Les résultats économiques en 2012 sont bien meilleurs que prévus. Pour la deuxième année consécutive, le FMI a revu ses prévisions de croissance pour la Côte d’Ivoire à la hausse.
Avec un taux de 8,6% en 2012, la Côte d’Ivoire a rejoint les pays qui ont le plus fort taux de croissance en Afrique et dans le monde.

Nous avons adopté un Plan National de développement 2012-2015, qui définit de puissants moteurs de croissance transversaux et horizontaux. Sa mise en place nous permettra d’atteindre une croissance forte, soutenue et solidaire. Cette croissance sera respectueuse de l’environnement et créatrice d’emplois, surtout pour les jeunes.

Notre objectif est de construire les bases pour faire de la Côte d’Ivoire un pays émergent à l’horizon 2020 et réduire le taux de pauvreté de moitié en 2015.

Le taux de croissance pour les trois prochaines années devrait atteindre environ 9 % en 2013 et 10 % en 2014-2015. Ces résultats proviennent d’accroissement substantiel des investissements tant privés que publics, judicieusement choisis dans les secteurs porteurs de croissance.

Le Groupe Consultatif pour le financement du Plan National de Développement qui s’est tenu à Paris les 4 et 5 décembre derniers a été un franc succès et nos partenaires ont décidé de soutenir le décollage de notre économie en accroissant substantiellement leur aide. Ainsi, les partenaires bilatéraux et multilatéraux, les fonds souverains et les ONG de développement ont confirmé leur engagement à hauteur d’environ 7 milliards d’euros (8,6 milliards de dollars US), soit plus du double des financements attendus.

De plus, les projets de partenariats public/privés prioritaires et structurants dans les secteurs des infrastructures, des mines, de l’énergie, du pétrole, des télécommunications, de l’éducation, de la santé etc. . ont suscité l’intérêt de plus de 300 investisseurs privées internationaux.

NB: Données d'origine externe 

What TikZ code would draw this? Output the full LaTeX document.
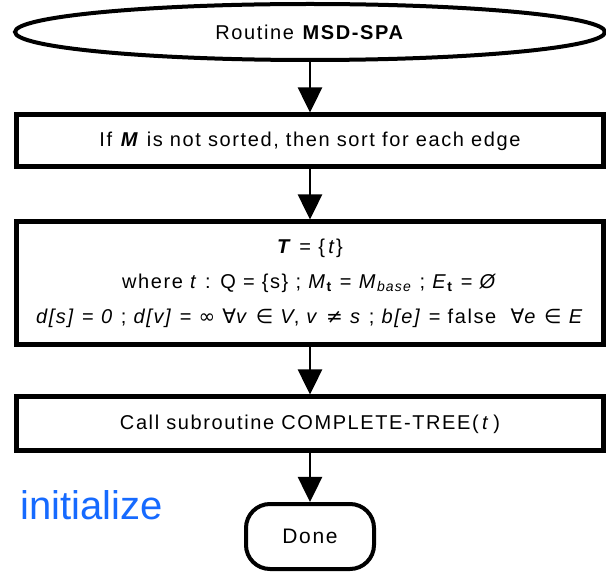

Fort de ce soutien, nous continuerons inlassablement nos efforts pour :
– être parmi les pays africains les mieux placés dans l’indice du Développement Humain du PNUD
– Pour atteindre ou nous rapprocher des Objectifs du Millénaire pour le Développement en 2015;
– Pour créer l’un des meilleurs climats d’affaires en Afrique
– et enfin pour rejoindre les pays modèles en matière de bonne gouvernance et de lutte contre la corruption.
Mesdames, Messieurs,

La Côte d’Ivoire est entrain de retrouver la place qui était la sienne dans la sous-région. Son taux de croissance a un impact non négligeable sur l’ensemble des pays de la sous-région, en particulier sur les pays enclavés du Sahel.

En tant que Président en exercice de la CEDEAO, je ne ménagerai aucun effort pour consolider notre intégration régionale. Je continuerai à tout mettre en œuvre, avec l’aide de mes pairs, pour prévenir les conflits et faire respecter les fondements de la démocratie. Je suis optimiste et j’ai foi en l’Afrique qui est un continent d’avenir.

Honorables invités,
Mesdames et Messieurs, je vous souhaite des discussions fructueuses et surtout des conclusions porteuses d’espoir pour l’humanité.